また、2021年12月24日時点で、東京都現代美術館で開催されている「クリスチャン・マークレー トランスレーティング[翻訳する]」でも記憶に新しい、クリスチャン・マークレーも視覚と聴覚の関係性を追求し続けている。
「オーディオ・ビジュアルアート」と一言で言っても、前述した個人的に頭に浮かんだイメージ以上に、その歴史は奥深い。
別の機会にその歴史と代表作品の調査と取りまとめをしてきたい。
音楽と映像の調和に関する議論
ここで、音(聴覚)と映像(視覚)の関係性については、先行する議論がいくつかあるようだ。
日本においては、芸術工学学会や感性工学会、情報処理学会で議論されており、参考になる論文がいくつか存在するのが、ここでは、各論文の紹介はせずに、多くの論文で参照されていた調和連合理論(Congruence-Associatist theory)[1] を中心に、冒頭で触れた個人的な違和感について考えていきたい。
Bolovar ら [1] によると、音楽と映像の調和には、構造的調和と意味的調和の2つがあるとされている。構造的調和とは、音楽と映像の構成要素間の物理的な調和を意味しており、意味的調和は、音楽と映像の間に生じる意味の対応付けによる調和である。ここでは、音楽と映像を関連付けする際、意味的調和が構造的調和を先行して生じるとある(この概念図は、広く視覚と聴覚の関係性について対象にしている)
自分自身の経験を振り返ってみると、オーディオ・ビジュアルアートに対峙した際、音楽を構成する音に対する映像の構成要素の同期に意識が向く前に、視覚と聴覚のそれぞれの刺激が何を意味しているのか無意識に類似性を確かめていると思う。

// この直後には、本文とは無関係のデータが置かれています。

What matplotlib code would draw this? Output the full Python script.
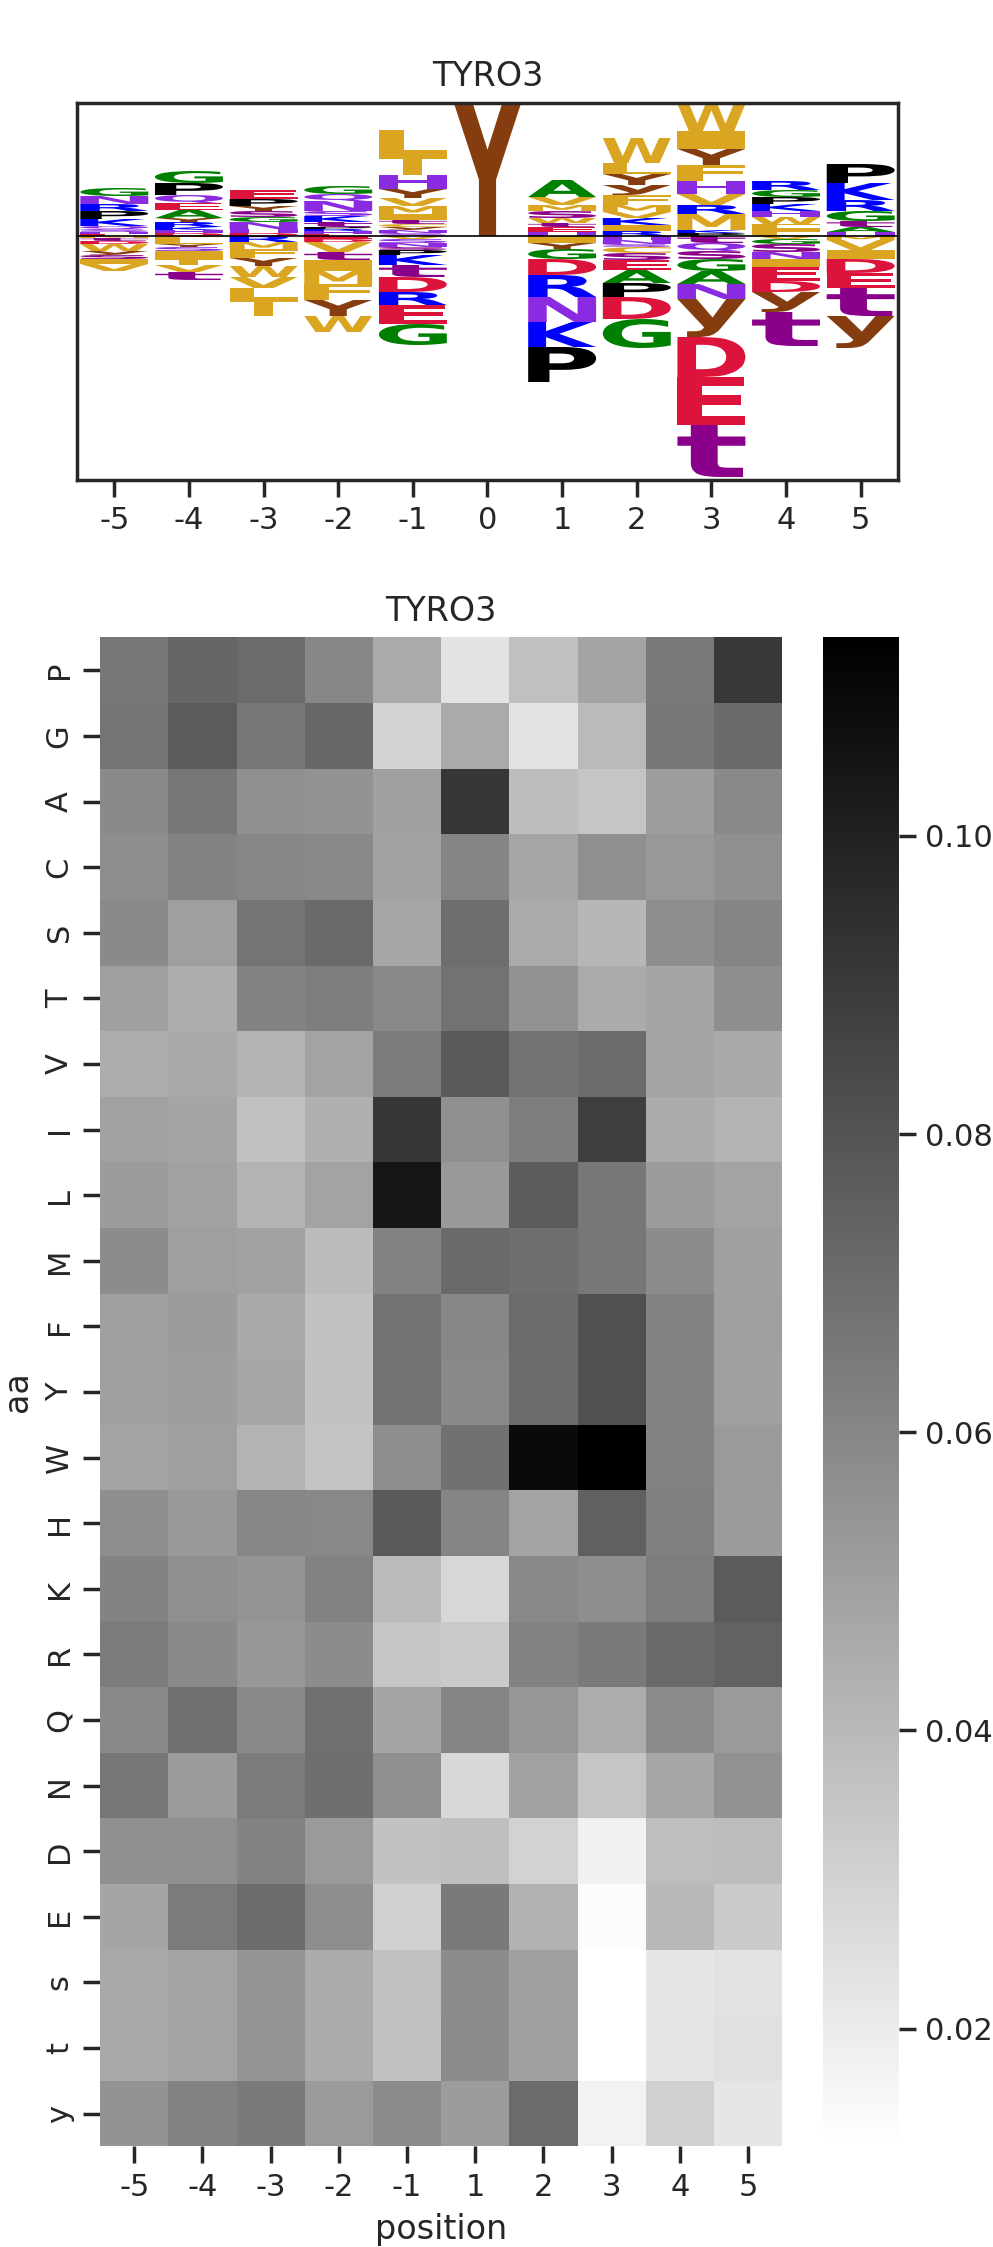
import matplotlib
matplotlib.use('Agg')
import matplotlib.pyplot as plt
import matplotlib.transforms as mtransforms
from matplotlib.textpath import TextPath
from matplotlib.patches import PathPatch
from matplotlib.font_manager import FontProperties
import pandas as pd
import seaborn as sns

kinase = 'TYRO3'

# --- sequence logo: letter stacks per position (heights, stacked away from baseline)
logo_positions = [-5, -4, -3, -2, -1, 0, 1, 2, 3, 4, 5]

up_letters = ["EHSQKPRNG", "DHKRYAEQPG", "DHNGsYPE", "EHRPtKSNQG",
              "SNyCtIMVYHTL", "Y", "HEtWsMVA", "RIKVMFyYLW",
              "PKMRVHFYIW", "LIFWHKPGR", "HAtGRKP"]
up_heights = [
    [.02, .02, .03, .03, .07, .08, .07, .08, .08],
    [.03, .03, .03, .05, .04, .08, .07, .08, .12, .12],
    [.03, .04, .07, .05, .06, .05, .07, .09],
    [.02, .03, .02, .02, .05, .06, .05, .10, .07, .08],
    [.03, .03, .03, .03, .04, .06, .08, .08, .09, .14, .20, .25],
    [1.34],
    [.04, .05, .04, .05, .07, .06, .08, .17],
    [.05, .06, .07, .06, .07, .10, .10, .11, .11, .25],
    [.03, .03, .16, .09, .11, .13, .16, .16, .18, .27],
    [.04, .04, .04, .07, .06, .07, .07, .07, .09],
    [.04, .05, .06, .10, .11, .17, .19],
]

down_letters = ["MtDWysIV", "FLYSITVt", "RMFYWVLT", "EDVtIMFYW",
                "VSNsPKtDREG", "", "IYGDRNKP", "HNSCsEAPDG",
                "tQsGANyDEt", "VGsNIEDyt", "MVIDEty"]
down_heights = [
    [.02, .03, .03, .07, .04, .04, .05, .07],
    [.04, .04, .03, .04, .08, .06, .07, .08],
    [.06, .07, .09, .08, .11, .11, .11, .17],
    [.03, .03, .10, .08, .11, .13, .16, .16, .16],
    [.03, .04, .04, .03, .05, .10, .12, .15, .13, .19, .21],
    [],
    [.07, .06, .10, .16, .22, .25, .25, .35],
    [.04, .04, .03, .06, .07, .10, .13, .14, .22, .29],
    [.07, .08, .08, .12, .13, .15, .38, .40, .48, .52],
    [.03, .05, .08, .07, .08, .14, .11, .20, .34],
    [.04, .10, .09, .14, .15, .28, .32],
]

letter_colors = {
    'G': '#008000', 'A': '#008000', 'P': '#000000',
    'R': '#0000FF', 'K': '#0000FF',
    'N': '#8A2BE2', 'Q': '#8A2BE2', 'H': '#8A2BE2', 'S': '#8A2BE2',
    'D': '#DC143C', 'E': '#DC143C',
    'T': '#DAA520', 'L': '#DAA520', 'I': '#DAA520', 'V': '#DAA520',
    'M': '#DAA520', 'F': '#DAA520', 'W': '#DAA520', 'C': '#DAA520',
    'Y': '#853D0F', 'y': '#853D0F',
    't': '#8B008B', 's': '#8B008B',
}

# --- heatmap: amino acid frequency per position
aa = ['P', 'G', 'A', 'C', 'S', 'T', 'V', 'I', 'L', 'M', 'F', 'Y', 'W',
      'H', 'K', 'R', 'Q', 'N', 'D', 'E', 's', 't', 'y']
positions = [-5, -4, -3, -2, -1, 1, 2, 3, 4, 5]
freq = [
    [0.0661, 0.0728, 0.0708, 0.0597, 0.0458, 0.0232, 0.0371, 0.0482, 0.0649, 0.0911],
    [0.0673, 0.0768, 0.0661, 0.0720, 0.0291, 0.0458, 0.0232, 0.0395, 0.0661, 0.0712],
    [0.0585, 0.0661, 0.0565, 0.0549, 0.0498, 0.0919, 0.0383, 0.0351, 0.0506, 0.0589],
    [0.0569, 0.0617, 0.0601, 0.0589, 0.0490, 0.0605, 0.0474, 0.0565, 0.0530, 0.0561],
    [0.0585, 0.0502, 0.0673, 0.0712, 0.0474, 0.0696, 0.0454, 0.0407, 0.0569, 0.0605],
    [0.0502, 0.0446, 0.0613, 0.0633, 0.0589, 0.0680, 0.0553, 0.0454, 0.0478, 0.0569],
    [0.0446, 0.0462, 0.0422, 0.0486, 0.0645, 0.0776, 0.0676, 0.0708, 0.0482, 0.0462],
    [0.0494, 0.0478, 0.0367, 0.0434, 0.0915, 0.0561, 0.0633, 0.0887, 0.0454, 0.0422],
    [0.0514, 0.0490, 0.0422, 0.0486, 0.1046, 0.0526, 0.0768, 0.0657, 0.0514, 0.0486],
    [0.0577, 0.0502, 0.0494, 0.0391, 0.0613, 0.0712, 0.0692, 0.0661, 0.0577, 0.0498],
    [0.0498, 0.0514, 0.0462, 0.0363, 0.0680, 0.0597, 0.0708, 0.0815, 0.0613, 0.0502],
    [0.0498, 0.0506, 0.0474, 0.0363, 0.0680, 0.0589, 0.0708, 0.0815, 0.0613, 0.0498],
    [0.0482, 0.0502, 0.0422, 0.0355, 0.0569, 0.0684, 0.1093, 0.1133, 0.0617, 0.0522],
    [0.0569, 0.0526, 0.0601, 0.0593, 0.0776, 0.0605, 0.0486, 0.0752, 0.0625, 0.0514],
    [0.0613, 0.0565, 0.0545, 0.0617, 0.0395, 0.0283, 0.0593, 0.0569, 0.0637, 0.0772],
    [0.0645, 0.0585, 0.0534, 0.0577, 0.0347, 0.0331, 0.0617, 0.0649, 0.0712, 0.0744],
    [0.0589, 0.0688, 0.0585, 0.0688, 0.0478, 0.0609, 0.0538, 0.0450, 0.0581, 0.0522],
    [0.0665, 0.0518, 0.0645, 0.0692, 0.0565, 0.0279, 0.0490, 0.0351, 0.0470, 0.0553],
    [0.0561, 0.0565, 0.0613, 0.0522, 0.0363, 0.0375, 0.0299, 0.0180, 0.0379, 0.0387],
    [0.0478, 0.0645, 0.0704, 0.0569, 0.0307, 0.0649, 0.0426, 0.0133, 0.0399, 0.0327],
    [0.0462, 0.0486, 0.0542, 0.0454, 0.0371, 0.0577, 0.0498, 0.0121, 0.0220, 0.0236],
    [0.0462, 0.0486, 0.0542, 0.0454, 0.0363, 0.0577, 0.0498, 0.0121, 0.0220, 0.0244],
    [0.0549, 0.0617, 0.0649, 0.0522, 0.0581, 0.0514, 0.0708, 0.0176, 0.0307, 0.0220],
]

sns.set_theme(style='ticks')
plt.rcParams['axes.unicode_minus'] = False
fp = FontProperties(family='DejaVu Sans', weight='bold')


def draw_letter(ax, ch, x, y0, h, width=0.91):
    tp = TextPath((0, 0), ch, size=1, prop=fp)
    bb = tp.get_extents()
    tr = (mtransforms.Affine2D()
          .translate(-bb.x0, -bb.y0)
          .scale(width / bb.width, h / bb.height)
          .translate(x - width / 2, y0))
    patch = PathPatch(tr.transform_path(tp), facecolor=letter_colors[ch],
                      edgecolor='none', lw=0)
    ax.add_patch(patch)


fig = plt.figure(figsize=(993 / 200, 2247 / 200), dpi=200)

# logo
ax1 = fig.add_axes([0.07754, 0.78638, 0.82679, 0.16800])
for i, pos in enumerate(logo_positions):
    y = 0.0
    for ch, h in zip(up_letters[i], up_heights[i]):
        draw_letter(ax1, ch, pos, y, h)
        y += h
    y = 0.0
    for ch, h in zip(down_letters[i], down_heights[i]):
        y -= h
        draw_letter(ax1, ch, pos, y, h)
ax1.axhline(0, color='black', lw=0.6, zorder=5)
ax1.set_xlim(-5.5, 5.5)
ax1.set_ylim(-2.44, 1.335)
ax1.set_xticks(logo_positions)
ax1.set_yticks([])
ax1.set_title(kinase)

# heatmap
df = pd.DataFrame(freq, index=aa, columns=positions)
ax2 = fig.add_axes([0.10081, 0.04473, 0.68681, 0.67156])
cax = fig.add_axes([0.82880, 0.04473, 0.07654, 0.67156])
sns.heatmap(df, cmap='gray_r', ax=ax2, cbar_ax=cax)
ax2.set_title(kinase)
ax2.set_xlabel('position')
ax2.set_ylabel('aa')

fig.savefig('out.png', dpi=200)
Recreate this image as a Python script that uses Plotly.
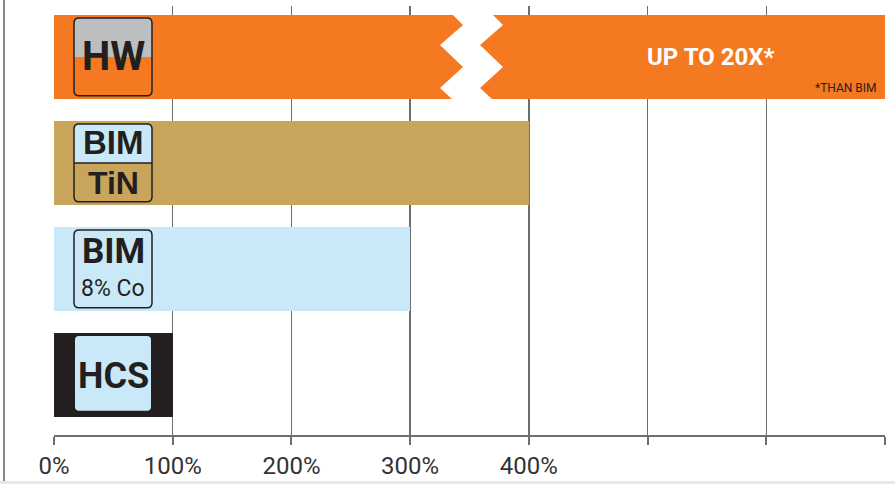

先ほどの動画の Ryoji Ikeda を例にとると、複雑な音響が、白黒(0/1)で構成される幾何で緻密に可視化されており、勝手に解釈をすると、複雑な音楽でもその構造は0/1の塊であり、記号化できてしまう、さらにその複雑な音響の裏に隠されたパターン、ルールを感じる、といったように意味を先行して考えることが多い。
― 先日の違和感がまさに意味的調和の不一致であり、聴覚からの刺激の結果、脳裏に浮かんだイメージと映像の乖離だと思った。
さらに、構造的調和についても、特にCGを駆使した映像表現においては、映像を構成する要素の多様性と音楽を構成していた要素の多様性が物理的に対応付けできていない(例えば、CG内に5種別のオブジェクトがあったとして音の構成要素はその数十倍にも多いなど)と両者の価値が一気に下がる、という感覚もある。
音楽の抽象性に対して、映像が加わることで、片方では決して到達できない体験価値を生む、ということは言うまでもないが、一定の制作理論がなければ下手すると「何を見せられているのかわからない」という状況になりかねない、というのが私のとりわけパフォーマンスにおけるオーディオ・ビジュアルアートに対する最近の課題感である。
では、センスという言葉を超えて、聴覚と視覚を意味的に調和させるための制作の条件を言い当てることはできるのだろうか。
個人的には「色」が大きな役割があると考えているのだが、この問いに対する応えは、現段階で書き下せないので、22年に継続して考えていきたい(続く)
参考文献
- Bolivar, V. J., Cohen, A. J., & Fentres, J. C.: Semantic and formal congruency in music and motion pictures: effects on the interpretation of visual action. Psychomusicology, 13, pp.28-59, 1994.